March 30 (SeeNews) - Fifty-two percent of Romanian CEOs forecast revenue growth in 2023, while 27% expect that their companies will not be in the market a decade from now unless they transform, global consultancy firm PwC said on Thursday.
The workforce and skills shortage is the most important factor that will affect long-term profitability according to 70% of the respondents in PwC CEO Survey 2023, PwC said in a press release.
Other threats to long-term performance include changing consumer preferences, regulatory developments, the emergence of new technologies, the transition to new energy sources and supply chain disruptions.
In the short term, 73% of respondents plan to invest in process automation, new technologies and employee development.
“The survey also gives us good news, as it is encouraging that 60% of the investments they make are aimed at reinventing companies, and 40% are focused on current consolidation," Dinu Bumbacea, country managing partner at PwC Romania, said.
Most Romanian CEOs (48%) see inflation as the main threat to business development in 2023, followed closely by geopolitical conflict (42%) and macroeconomic volatility (38%). Over a five-year period, risk assessments change, with macroeconomic volatility being perceived as the main threat, followed by inflation and geopolitical conflict.

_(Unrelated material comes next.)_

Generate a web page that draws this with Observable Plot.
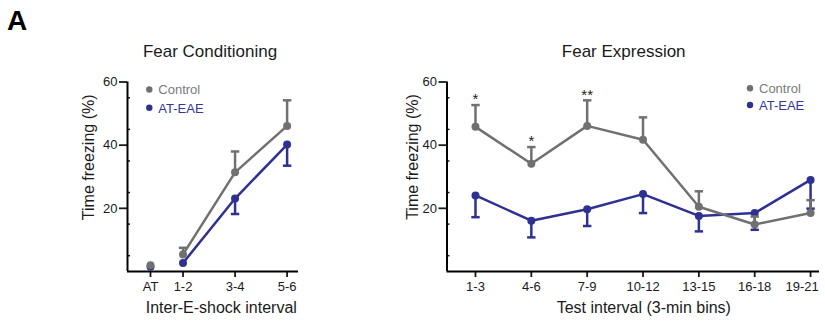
<!DOCTYPE html>
<html><head><meta charset="utf-8">
<script src="https://cdn.jsdelivr.net/npm/d3@7"></script>
<script src="https://cdn.jsdelivr.net/npm/@observablehq/plot@0.6"></script>
<style>
body{margin:0;background:#fff;}
#wrap{position:relative;width:825px;height:328px;overflow:hidden;background:#fff;}
#wrap svg{position:absolute;top:0;}
</style></head><body><div id="wrap"></div>
<script>
// ---- Fear Conditioning (left panel) ----
const fcLabels = ["AT", "1-2", "3-4", "5-6"];
const fcPos = [0, 1, 2.6, 4.2];
const fcControl = [2.0, 5.4, 31.4, 46.1];
const fcControlErr = [null, 2.1, 6.6, 8.1];
const fcAtEae = [1.5, 2.7, 23.1, 40.2];
const fcAtEaeErr = [null, null, 4.9, 6.7];

// ---- Fear Expression (right panel) ----
const feLabels = ["1-3", "4-6", "7-9", "10-12", "13-15", "16-18", "19-21"];
const feControl = [45.8, 34.1, 46.1, 41.7, 20.5, 14.9, 18.5];
const feControlErr = [6.9, 5.3, 8.1, 7.1, 4.9, 2.5, 4.1];
const feAtEae = [24.1, 16.1, 19.7, 24.5, 17.6, 18.5, 29.0];
const feAtEaeErr = [6.9, 5.3, 5.3, 6.0, 4.9, 5.3, 9.1];
const feStars = ["*", "*", "**", "", "", "", ""];

const yMajor = [20, 40, 60];
const yMinor = [5, 15, 25, 35, 45, 55];
const seriesNames = ["Control", "AT-EAE"];

const FONT = '"Liberation Sans", Arial, Helvetica, sans-serif';
const GREY = "#707070", BLUE = "#2e3192";
const INK = "#1a1a1a";

const capSymbol = {draw(ctx, size) { const w = Math.sqrt(size / Math.PI); ctx.moveTo(-w, 0); ctx.lineTo(w, 0); }};

function rowsOf(labels, pos, c, cErr, a, aErr, stars) {
  return labels.map((label, i) => ({label, x: pos[i], control: c[i], controlErr: cErr[i], atEae: a[i], atEaeErr: aErr[i], star: stars ? stars[i] : ""}));
}

const fcRows = rowsOf(fcLabels, fcPos, fcControl, fcControlErr, fcAtEae, fcAtEaeErr);
const feRows = rowsOf(feLabels, feLabels.map((d, i) => i), feControl, feControlErr, feAtEae, feAtEaeErr, feStars);

function seriesMarks(rows, lineRows) {
  const specs = [
    {key: "atEae", err: "atEaeErr", color: BLUE, dir: -1},
    {key: "control", err: "controlErr", color: GREY, dir: 1}
  ];
  const marks = [];
  for (const s of specs) {
    const bars = rows.filter(d => d[s.err] != null);
    const end = d => d[s.key] + s.dir * d[s.err];
    marks.push(
      Plot.ruleX(bars, {x: "x", y1: s.key, y2: end, stroke: s.color, strokeWidth: 2.5}),
      Plot.dot(bars, {x: "x", y: end, symbol: capSymbol, r: 4.2, stroke: s.color, fill: "none", strokeWidth: 2.5}),
      Plot.line(lineRows, {x: "x", y: s.key, stroke: s.color, strokeWidth: 2.5}),
      Plot.dot(rows, {x: "x", y: s.key, r: 4, fill: s.color})
    );
  }
  return marks;
}

function xAxes(rows, lastShift) {
  const fmt = d => rows.find(r => r.x === d).label;
  const common = {tickSize: 6, tickPadding: 4, label: null, fontSize: 13, strokeWidth: 1.8, tickFormat: fmt};
  if (!lastShift) return [Plot.axisX({...common, ticks: rows.map(d => d.x)})];
  const xs = rows.map(d => d.x);
  const last = xs[xs.length - 1];
  return [
    Plot.axisX({...common, ticks: xs.slice(0, -1)}),
    Plot.axisX({...common, ticks: [last], text: null}),
    Plot.axisX({...common, ticks: [last], tickSize: 0, tickPadding: 10, stroke: "none", dx: lastShift})
  ];
}

function panel({width, marginLeft, marginRight, xDomain, rows, lineRows, extra, lastShift}) {
  return Plot.plot({
    width, height: 328,
    marginLeft, marginRight, marginTop: 81.5, marginBottom: 57,
    style: {fontFamily: FONT, fontSize: "13px", color: INK, background: "transparent", overflow: "visible"},
    x: {type: "linear", domain: xDomain, label: null},
    y: {domain: [0, 60], label: null},
    marks: [
      Plot.axisY({ticks: yMinor, tickSize: 3, dx: 3, tickFormat: () => "", label: null, strokeWidth: 1.5}),
      Plot.axisY({ticks: yMajor, tickSize: 8, tickPadding: 2, label: null, fontSize: 13, strokeWidth: 1.8}),
      ...xAxes(rows, lastShift),
      Plot.ruleY([0], {stroke: "#000", strokeWidth: 2}),
      Plot.ruleX([xDomain[0]], {y1: 0, y2: 60, stroke: "#000", strokeWidth: 2}),
      ...seriesMarks(rows, lineRows),
      ...(extra || [])
    ]
  });
}

const wrap = document.getElementById("wrap");

const left = panel({
  width: 330, marginLeft: 127, marginRight: 32,
  xDomain: [-0.707, 4.55],
  rows: fcRows, lineRows: fcRows.filter(d => d.label !== "AT")
});
left.style.left = "0px";
wrap.appendChild(left);

const right = panel({
  width: 495, marginLeft: 116.5, marginRight: 6,
  xDomain: [-0.51, 6.16],
  rows: feRows, lineRows: feRows, lastShift: -8.5,
  extra: [Plot.text(feRows.filter(d => d.star), {x: "x", y: d => d.control + d.controlErr, text: "star", dy: -5.5, fontSize: 15, fill: INK})]
});
right.style.left = "330px";
wrap.appendChild(right);

// ---- overlay text: panel letter, titles, axis titles, legends ----
const svg = d3.select(wrap).append("svg")
  .attr("width", 825).attr("height", 328).style("left", "0px")
  .style("font-family", FONT);

svg.append("text").attr("x", 7).attr("y", 30).attr("font-size", 28).attr("font-weight", "bold").attr("fill", "#000").text("A");

const titles = [
  {t: "Fear Conditioning", x: 210, y: 57},
  {t: "Fear Expression", x: 623.7, y: 57}
];
for (const d of titles) svg.append("text").attr("x", d.x).attr("y", d.y).attr("font-size", 17).attr("text-anchor", "middle").attr("fill", INK).text(d.t);

const xTitles = [
  {t: "Inter-E-shock interval", x: 221.3, y: 313.3},
  {t: "Test interval (3-min bins)", x: 643.8, y: 313.3}
];
for (const d of xTitles) svg.append("text").attr("x", d.x).attr("y", d.y).attr("font-size", 16).attr("text-anchor", "middle").attr("fill", INK).text(d.t);

const yTitles = [{x: 93.5, y: 157.3}, {x: 418.3, y: 157}];
for (const d of yTitles) svg.append("text").attr("transform", `translate(${d.x},${d.y}) rotate(-90)`).attr("font-size", 16).attr("text-anchor", "middle").attr("fill", INK).text("Time freezing (%)");

const legends = [
  {x: 149.3, ys: [89.5, 107.7]},
  {x: 750, ys: [88.3, 105]}
];
const legendColors = [GREY, BLUE];
const legendText = ["#7a7a7a", "#34369a"];
for (const L of legends) {
  seriesNames.forEach((name, i) => {
    svg.append("circle").attr("cx", L.x).attr("cy", L.ys[i]).attr("r", 3.2).attr("fill", legendColors[i]);
    svg.append("text").attr("x", L.x + 9).attr("y", L.ys[i] + 4.8).attr("font-size", 13).attr("fill", legendText[i]).text(name);
  });
}
</script>
</body></html>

In order to boost revenue growth and cut costs, 92% of Romanian executives are already reducing operating expenses or plan to do so in the next 12 months.
Around two-thirds of Romanian CEOs aren’t considering layoffs, with three in five not even mulling a hiring freeze. The other third of respondents said they have already started a layoff programme or are planning to do so, compared to 39% of CEOs globally.
Fifty-two percent of Romanian executives plan to maintain their pace of investment, while 44% have already decreased or plan to decrease investments.
Romanian executives still see Germany as the most attractive foreign market for growth opportunities, echoing their preferences from several other annual surveys. The U.S. ranked second, mirroring the previous year’s results, followed by France, Austria, Moldova, Hungary and Bulgaria, up from previous positions. China dropped from third place in 2022, to second last. Poland re-entered the top-ten most important export markets, while Russia dropped out of the ranking, PwC said.
PwC said in January that Romanian CEOs feel more confident about their national economy than the global economy, with 62% expecting a local slowdown and 75% anticipating a global decline.